- _REQUIRED WORK_: Your task is to print exactly the lines from the line that contains "Rebuild this chart" through the line that contains "bin_edges = [round(-1", with pictures left out.

- _RECORDS FOR THIS EXERCISE_:
====================
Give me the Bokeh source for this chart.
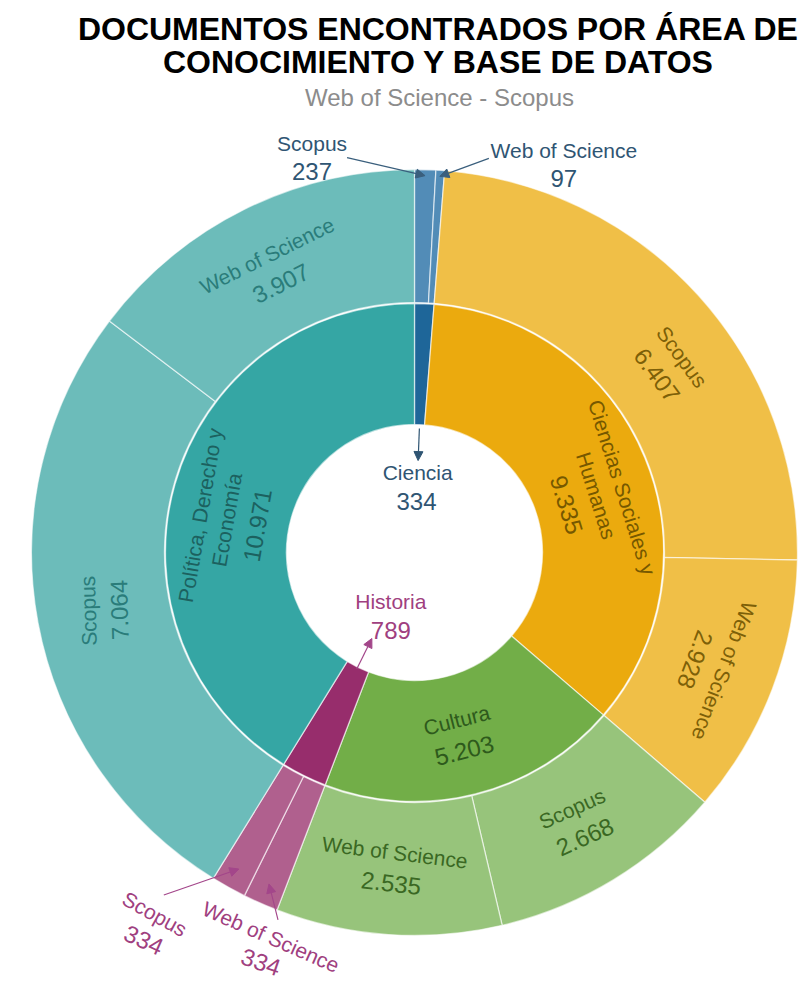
import math
from bokeh.plotting import figure
from bokeh.models import Range1d, Arrow, NormalHead, ColumnDataSource
from bokeh.core.properties import value
from bokeh.embed import file_html
from bokeh.resources import INLINE

# ---------------- data ----------------
area_names = ["Ciencia", "Ciencias Sociales y Humanas", "Cultura", "Historia",
              "Política, Derecho y Economía"]
area_label_lines = [["Ciencia"], ["Ciencias Sociales y", "Humanas"], ["Cultura"],
                    ["Historia"], ["Política, Derecho y", "Economía"]]
area_values = [334, 9335, 5203, 789, 10971]

# outer ring: databases per area, clockwise order
db_names = [["Scopus", "Web of Science"], ["Scopus", "Web of Science"],
            ["Scopus", "Web of Science"], ["Web of Science", "Scopus"],
            ["Scopus", "Web of Science"]]
db_values = [[237, 97], [6407, 2928], [2668, 2535], [334, 334], [7064, 3907]]

title_lines = ["DOCUMENTOS ENCONTRADOS POR ÁREA DE", "CONOCIMIENTO Y BASE DE DATOS"]
subtitle = "Web of Science - Scopus"

# ---------------- style ----------------
inner_colors = ["#1E6699", "#EBAA0E", "#72AE48", "#972D6C", "#35A6A4"]
outer_colors = ["#528CB7", "#F0BF47", "#97C47B", "#B0608E", "#6CBCBA"]
inner_text_colors = ["#2F5573", "#765800", "#2E5A1C", "#A03F80", "#1C615F"]
outer_text_colors = ["#2F5573", "#7D6008", "#3A6823", "#A03F80", "#2A7C7A"]
FONT = "Liberation Sans"
NAME_SIZE, VALUE_SIZE = 21, 24

# label placement tweaks: (angle shift of position+rotation, extra rotation)
inner_tweak = {1: (5, 0), 4: (-6, 0)}
outer_tweak = {(1, 0): (6, 0), (4, 0): (0, -9), (2, 0): (0, -7), (2, 1): (0, -3)}

W, H = 801, 983
CX, CY = 414, 552
R_HOLE, R_MID, R_OUT = 128, 249, 383


def fmt(v):
    return f"{v:,}".replace(",", ".")


def polar(theta_deg, r):
    t = math.radians(theta_deg)
    return CX + r * math.sin(t), -CY + r * math.cos(t)


def tangential(theta):
    if 120 < theta < 240:
        return 180 - theta
    return -theta


p = figure(width=W, height=H, x_range=Range1d(0, W), y_range=Range1d(-H, 0),
           output_backend="svg", toolbar_location=None, min_border=0,
           x_axis_location=None, y_axis_location=None)
p.grid.visible = False
p.outline_line_color = None
p.background_fill_color = "white"
p.border_fill_color = "white"

TOTAL = sum(area_values)
inner_wedges = dict(s=[], e=[], c=[])
outer_wedges = dict(s=[], e=[], c=[])
inner_segs = []
outer_segs = []
acc = 0
for i, v in enumerate(area_values):
    t1 = acc / TOTAL * 360
    acc += v
    t2 = acc / TOTAL * 360
    inner_wedges["s"].append(math.radians(90 - t2))
    inner_wedges["e"].append(math.radians(90 - t1))
    inner_wedges["c"].append(inner_colors[i])
    inner_segs.append((i, t1, t2))
    sub_total = sum(db_values[i])
    a = t1
    for j, sv in enumerate(db_values[i]):
        b = a + (t2 - t1) * sv / sub_total
        outer_wedges["s"].append(math.radians(90 - b))
        outer_wedges["e"].append(math.radians(90 - a))
        outer_wedges["c"].append(outer_colors[i])
        outer_segs.append((i, j, a, b))
        a = b

p.annular_wedge(x=CX, y=-CY, inner_radius=R_HOLE, outer_radius=R_MID,
                start_angle="s", end_angle="e", fill_color="c",
                line_color="white", line_width=1.3, line_alpha=0.6,
                source=ColumnDataSource(inner_wedges))
p.annular_wedge(x=CX, y=-CY, inner_radius=R_MID + 1, outer_radius=R_OUT,
                start_angle="s", end_angle="e", fill_color="c",
                line_color="white", line_width=1.3, line_alpha=0.6,
                source=ColumnDataSource(outer_wedges))

labels = dict(x=[], y=[], t=[], a=[], size=[], color=[])


def add_text(x, y, t, ang_deg, size, color):
    labels["x"].append(x)
    labels["y"].append(y)
    labels["t"].append(t)
    labels["a"].append(math.radians(ang_deg))
    labels["size"].append(f"{size}px")
    labels["color"].append(color)


def block(theta, r, lines, color, extra_rot=0):
    ang = tangential(theta) + extra_rot
    cx, cy = polar(theta, r)
    ux, uy = -math.sin(math.radians(ang)), math.cos(math.radians(ang))
    gaps = []
    for k in range(len(lines) - 1):
        gaps.append(31 if k == len(lines) - 2 else 27)
    off = sum(gaps) / 2
    for k, (txt, size) in enumerate(lines):
        add_text(cx + ux * off, cy + uy * off, txt, ang, size, color)
        if k < len(gaps):
            off -= gaps[k]


arrows = []

# inner ring labels
for i, t1, t2 in inner_segs:
    mid = (t1 + t2) / 2
    col = inner_text_colors[i]
    if t2 - t1 > 15:
        shift, rot = inner_tweak.get(i, (0, 0))
        lines = [(s, NAME_SIZE) for s in area_label_lines[i]] + [(fmt(area_values[i]), VALUE_SIZE)]
        block(mid + shift, (R_HOLE + R_MID) / 2, lines, col, rot)
    elif mid < 90:
        # label inside the hole, arrow pointing from the slice
        x0, y0 = polar(mid, R_HOLE - 4)
        x1, y1 = polar(mid, 92)
        arrows.append((x0, y0, x1, y1, "#2F5573"))
        lx, ly = polar(mid, 80)
        add_text(lx, ly, area_label_lines[i][0], 0, 21, col)
        lx, ly = polar(mid, 51)
        add_text(lx, ly, fmt(area_values[i]), 0, 24, col)
    else:
        x0, y0 = polar(mid, R_HOLE + 2)
        x1, y1 = polar(mid, 96)
        arrows.append((x0, y0, x1, y1, "#A3468A"))
        add_text(x1 + 19, y1 + 37, area_label_lines[i][0], 0, 21, col)
        add_text(x1 + 19, y1 + 8, fmt(area_values[i]), 0, 24, col)

# callout offsets (screen px) relative to arrow tip: arrow start, name, value
callout_style = {
    (0, 0): dict(r=377, start=(-78, -18), name=(-113, -32), val=(-113, -4), rot=False),
    (0, 1): dict(r=377, start=(49, -18), name=(124, -26), val=(124, 2), rot=False),
    (3, 0): dict(r=362, start=(9, 36), name=(2, 53), val=(-8, 78), rot=True),
    (3, 1): dict(r=362, start=(-75, 26), name=(-84, 45), val=(-95, 71), rot=True),
}

for i, j, a, b in outer_segs:
    mid = (a + b) / 2
    col = outer_text_colors[i]
    if b - a > 15:
        shift, rot = outer_tweak.get((i, j), (0, 0))
        block(mid + shift, (R_MID + R_OUT) / 2,
              [(db_names[i][j], NAME_SIZE), (fmt(db_values[i][j]), VALUE_SIZE)], col, rot)
    else:
        st = callout_style[(i, j)]
        tx, ty = polar(mid, st["r"])
        sx, sy = tx + st["start"][0], ty - st["start"][1]
        arrows.append((sx, sy, tx, ty, "#3A5F7D" if i == 0 else "#A3468A"))
        ang = tangential(mid) if st["rot"] else 0
        add_text(tx + st["name"][0], ty - st["name"][1], db_names[i][j], ang, 21, col)
        add_text(tx + st["val"][0], ty - st["val"][1], fmt(db_values[i][j]),
                 ang + (5 if st["rot"] else 0), 24, col)

p.text(x="x", y="y", text="t", angle="a", text_font_size="size", text_color="color",
       text_align="center", text_baseline="middle", text_font=value(FONT),
       source=ColumnDataSource(labels))

for x0, y0, x1, y1, c in arrows:
    p.add_layout(Arrow(x_start=x0, y_start=y0, x_end=x1, y_end=y1,
                       line_color=c, line_width=1.2,
                       end=NormalHead(size=9, fill_color=c, line_color=c, line_width=1)))

# titles
p.text(x=[438, 438], y=[-28, -61], text=title_lines, text_align="center",
       text_baseline="middle", text_font=value(FONT), text_font_style="bold",
       text_font_size="32px", text_color="black")
p.text(x=[439], y=[-97], text=[subtitle], text_align="center", text_baseline="middle",
       text_font=value(FONT), text_font_size="24px", text_color="#8C8C8C")

open("out.html", "w").write(file_html(p, INLINE))
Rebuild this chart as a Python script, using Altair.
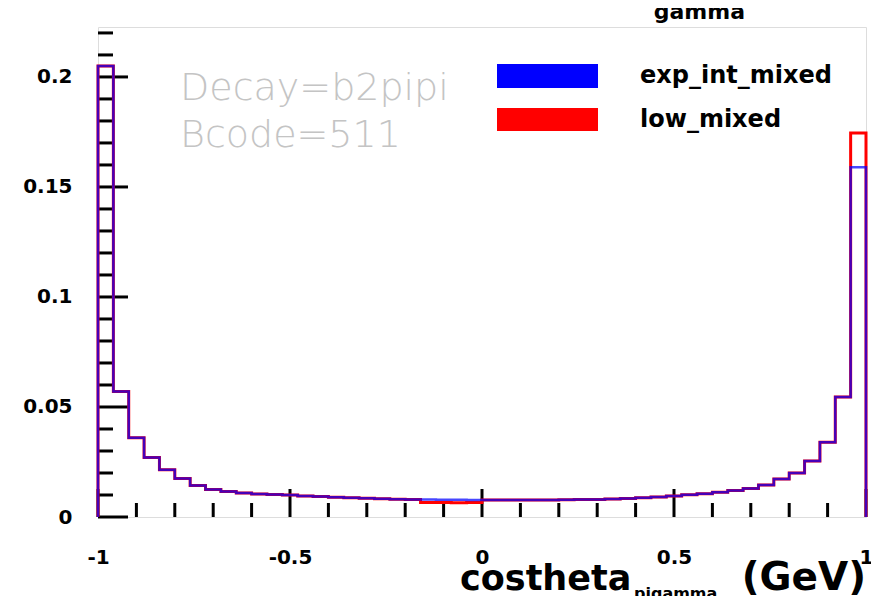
import altair as alt
import pandas as pd

# ---- data ----
bin_edges = [round(-1 + 0.04 * i, 2) for i in range(51)]

exp_int_mixed = [
    0.2050, 0.0570, 0.0360, 0.0270, 0.0215, 0.0175, 0.0143, 0.0125, 0.0116, 0.0109,
    0.0105, 0.0102, 0.0100, 0.0096, 0.0093, 0.0090, 0.0087, 0.0085, 0.0083, 0.0081,
    0.0080, 0.0079, 0.0078, 0.0078, 0.0077, 0.0077, 0.0077, 0.0077, 0.0077, 0.0077,
    0.0078, 0.0079, 0.0080, 0.0082, 0.0084, 0.0087, 0.0091, 0.0096, 0.0101, 0.0106,
    0.0112, 0.0120, 0.0130, 0.0145, 0.0173, 0.0200, 0.0255, 0.0340, 0.0545, 0.1590,
]
low_mixed = [
    0.2050, 0.0570, 0.0360, 0.0270, 0.0215, 0.0175, 0.0143, 0.0125, 0.0116, 0.0109,
    0.0105, 0.0102, 0.0100, 0.0096, 0.0093, 0.0090, 0.0087, 0.0085, 0.0083, 0.0081,
    0.0080, 0.0066, 0.0066, 0.0065, 0.0066, 0.0077, 0.0077, 0.0077, 0.0077, 0.0077,
    0.0078, 0.0079, 0.0080, 0.0082, 0.0084, 0.0087, 0.0091, 0.0096, 0.0101, 0.0106,
    0.0112, 0.0120, 0.0130, 0.0145, 0.0173, 0.0200, 0.0255, 0.0340, 0.0545, 0.1745,
]

x_major = [-1, -0.5, 0, 0.5, 1]
x_minor = [-0.9, -0.8, -0.7, -0.6, -0.4, -0.3, -0.2, -0.1,
           0.1, 0.2, 0.3, 0.4, 0.6, 0.7, 0.8, 0.9]
y_major = [0, 0.05, 0.1, 0.15, 0.2]
y_minor = [0.01, 0.02, 0.03, 0.04, 0.06, 0.07, 0.08, 0.09, 0.11, 0.12, 0.13,
           0.14, 0.16, 0.17, 0.18, 0.19, 0.21, 0.22]

series_names = ["exp_int_mixed", "low_mixed"]
series_colors = ["#0000ff", "#ff0000"]

W, H = 768, 490


def step_table(values):
    rows = [{"x": bin_edges[0], "y": 0.0, "i": 0}]
    for k, v in enumerate(values):
        rows.append({"x": bin_edges[k], "y": v, "i": k + 1})
    rows.append({"x": bin_edges[-1], "y": values[-1], "i": len(values) + 1})
    rows.append({"x": bin_edges[-1], "y": 0.0, "i": len(values) + 2})
    return pd.DataFrame(rows)


xscale = alt.Scale(domain=[-1, 1], nice=False, zero=False)
yscale = alt.Scale(domain=[0, 0.2227], nice=False, zero=True)
FONT = "DejaVu Sans"
x_axis = alt.Axis(values=x_major, labelExpr="'' + datum.value", title=None,
                  ticks=False, domain=False, grid=False, labelFont=FONT,
                  labelFontWeight="bold", labelFontSize=20, labelColor="black",
                  labelPadding=30, labelFlush=False)
y_axis = alt.Axis(values=y_major, labelExpr="'' + datum.value", title=None,
                  ticks=False, domain=False, grid=False, labelFont=FONT,
                  labelFontWeight="bold", labelFontSize=20, labelColor="black",
                  labelPadding=26)


def xq():
    return alt.X("x:Q", scale=xscale, axis=x_axis)


def yq():
    return alt.Y("y:Q", scale=yscale, axis=y_axis)


def one():
    return pd.DataFrame({"a": [0]})


layers = []

# tick marks drawn inside the frame
for vals, length in ((x_major, 28), (x_minor, 14)):
    layers.append(
        alt.Chart(pd.DataFrame({"x": vals})).mark_rule(color="black", strokeWidth=3)
        .encode(x=xq(), y=alt.value(H), y2=alt.value(H - length))
    )
for vals, length in ((y_major, 30), (y_minor, 15)):
    layers.append(
        alt.Chart(pd.DataFrame({"y": vals})).mark_rule(color="black", strokeWidth=3)
        .encode(y=yq(), x=alt.value(0), x2=alt.value(length))
    )

# histograms
layers.append(
    alt.Chart(step_table(low_mixed)).mark_line(color=series_colors[1], strokeWidth=3,
                                               interpolate="step-after")
    .encode(x=xq(), y=yq(), order="i:Q")
)
layers.append(
    alt.Chart(step_table(exp_int_mixed)).mark_line(color=series_colors[0], strokeWidth=2.5,
                                                   opacity=0.72, interpolate="step-after")
    .encode(x=xq(), y=yq(), order="i:Q")
)

# legend (manual, ROOT style boxes)
legend_rows = [(37, 61, 49), (81, 104, 93)]
for name, col, (y0, y1, yt) in zip(series_names, series_colors, legend_rows):
    layers.append(
        alt.Chart(one()).mark_rect(color=col)
        .encode(x=alt.value(399), x2=alt.value(500), y=alt.value(y0), y2=alt.value(y1))
    )
    layers.append(
        alt.Chart(one()).mark_text(
            text=name, font=FONT, fontWeight="bold", fontSize=24, color="black",
            align="left", baseline="middle")
        .encode(x=alt.value(542), y=alt.value(yt))
    )

# info text
for txt, yy in (("Decay=b2pipi", 62), ("Bcode=511", 109)):
    layers.append(
        alt.Chart(one()).mark_text(
            text=txt, font=FONT, fontWeight=200, fontSize=38, color="#c4c4c4",
            align="left", baseline="middle")
        .encode(x=alt.value(82), y=alt.value(yy))
    )

# axis title with subscript
layers.append(
    alt.Chart(one()).mark_text(
        text="costheta", font=FONT, fontWeight="bold", fontSize=35, color="black",
        align="left", baseline="alphabetic")
    .encode(x=alt.value(362), y=alt.value(563))
)
layers.append(
    alt.Chart(one()).mark_text(
        text="pigamma", font=FONT, fontWeight="bold", fontSize=16, color="black",
        align="left", baseline="alphabetic")
    .encode(x=alt.value(536), y=alt.value(572))
)
layers.append(
    alt.Chart(one()).mark_text(
        text="(GeV)", font=FONT, fontWeight="bold", fontSize=39, color="black",
        align="right", baseline="alphabetic")
    .encode(x=alt.value(W), y=alt.value(563))
)
# partially hidden title at the top
layers.append(
    alt.Chart(one()).mark_text(
        text="gamma", font=FONT, fontWeight="bold", fontSize=22, color="black",
        align="right", baseline="alphabetic")
    .encode(x=alt.value(647), y=alt.value(-8))
)

chart = alt.layer(*layers).properties(
    width=W, height=H,
    autosize=alt.AutoSizeParams(type="none"),
    padding={"left": 90, "top": 19, "right": 5, "bottom": 79},
).configure_view(stroke="black", strokeWidth=3).configure(background="white")

chart.save("out.html", embed_options={"renderer": "svg", "actions": False})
====================
- _SOLVED PROBLEM_:
Rebuild this chart as a Python script, using Altair.
import altair as alt
import pandas as pd

# ---- data ----
bin_edges = [round(-1 + 0.04 * i, 2) for i in range(51)]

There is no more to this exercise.